Creating register sub-corpora for the Finnish Internet Parsebank

Veronika Laippala
Turku Institute for Advanced Studies, University of Turku, Finland / School of Languages and Translation Studies, University of Turku, Finland / Turku NLP Group, University of Turku, Finland

Juhani Luotolahti
Turku NLP Group, University of Turku, Finland

Aki-Juhan Kyröläinen
School of Languages and Translation Studies, University of Turku, Finland / Turku NLP Group, University of Turku, Finland

Tapio Salakoski
Turku NLP Group, University of Turku, Finland

Filip Ginter
Turku NLP Group, University of Turku, Finland

Ingår i: Proceedings of the 21st Nordic Conference on Computational Linguistics, NoDaLiDa, 22-24 May 2017, Gothenburg, Sweden

Linköping Electronic Conference Proceedings 131:18, s. 152-161

NEALT Proceedings Series 29:18, s. 152-161

Publicerad: 2017-05-08

ISBN: 978-91-7685-601-7

ISSN: 1650-3686 (tryckt), 1650-3740 (online)


This paper develops register sub-corpora for the Web-crawled Finnish Internet Parsebank. Currently, all the documents belonging to different registers, such as news and user manuals, have an equal status in this corpus.
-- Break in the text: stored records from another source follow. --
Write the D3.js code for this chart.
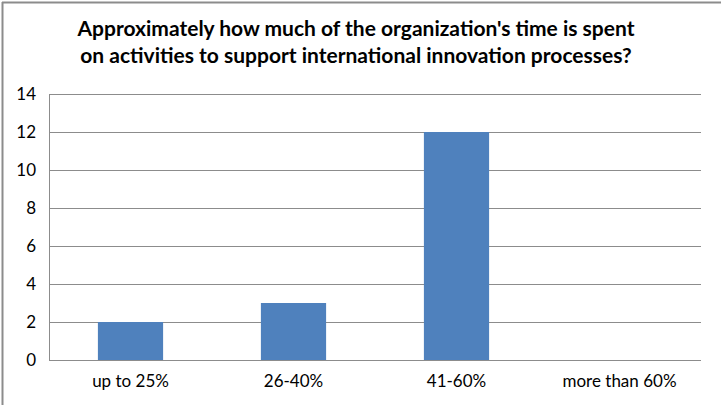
<!DOCTYPE html>
<html>
<head>
<meta charset="utf-8">
<script src="https://cdn.jsdelivr.net/npm/d3@7"></script>
<style>
  body { margin: 0; background: #fff; }
  svg text { font-family: Lato, "Open Sans", sans-serif; fill: #000; }
</style>
</head>
<body>
<div id="chart-div"></div>
<script>
// ------------------------- data
var categories = ["up to 25%", "26-40%", "41-60%", "more than 60%"];
var values = [2, 3, 12, 0];
var yTicks = [0, 2, 4, 6, 8, 10, 12, 14];
var titleLines = [
    "Approximately how much of the organization's time is spent",
    "on activities to support international innovation processes?"
];

function drawChart() {
    var svgWidth = 721;
    var svgHeight = 405;
    var plotLeft = 49, plotRight = 701, plotTop = 94, plotBottom = 360;

    var svg = d3.select('#chart-div').append("svg")
        .attr('width', svgWidth)
        .attr('height', svgHeight);

    // frame (only top and left edges show in the crop)
    svg.append("line").attr("x1", 2).attr("x2", svgWidth).attr("y1", 2.5).attr("y2", 2.5)
        .attr("stroke", "#8c8c8c").attr("stroke-width", 2);
    svg.append("line").attr("x1", 2.5).attr("x2", 2.5).attr("y1", 2).attr("y2", svgHeight)
        .attr("stroke", "#8c8c8c").attr("stroke-width", 2);

    // title
    svg.append("text")
        .attr("x", 356).attr("y", 36)
        .style("text-anchor", "middle")
        .style("font-weight", "bold")
        .style("font-size", "21px")
        .selectAll("tspan")
        .data(titleLines)
        .enter()
        .append("tspan")
        .attr("x", 356)
        .attr("dy", function(d, i) { return i === 0 ? 0 : 27; })
        .text(function(d) { return d; });

    var y = d3.scaleLinear()
        .domain([0, 14])
        .range([plotBottom, plotTop]);
    var x = d3.scaleBand()
        .domain(categories)
        .range([plotLeft, plotRight])
        .paddingInner(0.6)
        .paddingOuter(0.3);
    var xBand = d3.scaleBand()
        .domain(categories)
        .range([plotLeft, plotRight]);

    // gridlines
    svg.append("g")
        .selectAll("line")
        .data(yTicks.filter(function(d) { return d > 0; }))
        .enter()
        .append("line")
        .attr("x1", plotLeft).attr("x2", plotRight)
        .attr("y1", function(d) { return Math.round(y(d)) + 0.5; })
        .attr("y2", function(d) { return Math.round(y(d)) + 0.5; })
        .attr("stroke", "#8c8c8c");

    // bars
    svg.append("g")
        .selectAll("rect")
        .data(values)
        .enter()
        .append("rect")
        .attr("x", function(d, i) { return x(categories[i]); })
        .attr("y", function(d) { return y(d); })
        .attr("width", x.bandwidth())
        .attr("height", function(d) { return y(0) - y(d); })
        .attr("fill", "#4f81bd");

    // y axis
    var yAxis = svg.append("g")
        .attr("transform", "translate(" + plotLeft + ",0)")
        .call(d3.axisLeft(y).tickValues(yTicks).tickSize(0).tickPadding(13));
    yAxis.select(".domain").attr("stroke", "#8c8c8c").attr("d", "M0.5," + plotTop + "V" + plotBottom);
    yAxis.selectAll("text").style("font-size", "17px").attr("fill", "#000");

    // x axis
    var xAxis = svg.append("g")
        .attr("transform", "translate(0," + plotBottom + ")")
        .call(d3.axisBottom(xBand).tickSize(0).tickPadding(15));
    xAxis.select(".domain").attr("stroke", "#8c8c8c").attr("d", "M" + plotLeft + ",0.5H" + plotRight);
    xAxis.selectAll("text").style("font-size", "17px").attr("fill", "#000");
}

drawChart();
</script>
</body>
</html>
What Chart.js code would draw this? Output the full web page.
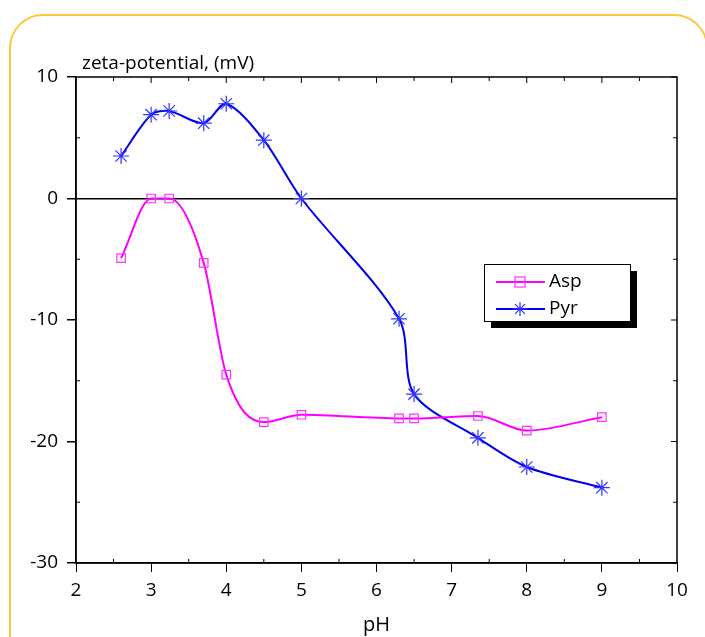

Detecting the text register would be useful for both NLP and linguistics (Giesbrecht and Evert, 2009) (Webber, 2009) (Sinclair, 1996) (Egbert et al., 2015). We assemble the subcorpora by first naively deducing four register classes from the Parsebank document URLs and then developing a classifier based on these, to detect registers also for the rest of the documents. The results show that the naive method of deducing the register is efficient and that the classification can be done sufficiently reliably. The analysis of the prediction errors however indicates that texts sharing similar communicative purposes but belonging to different registers, such as news and blogs informing the reader, share similar linguistic characteristics. This attests of the well-known difficulty to define the notion of registers for practical uses. Finally, as a significant improvement to its usability, we release two sets of sub-corpus collections for the Parsebank. The A collection consists of two million documents classified to blogs, forum discussions, encyclopedia articles and news with a naive classification precision of >90%, and the B collection four million documents with a precision of >80%.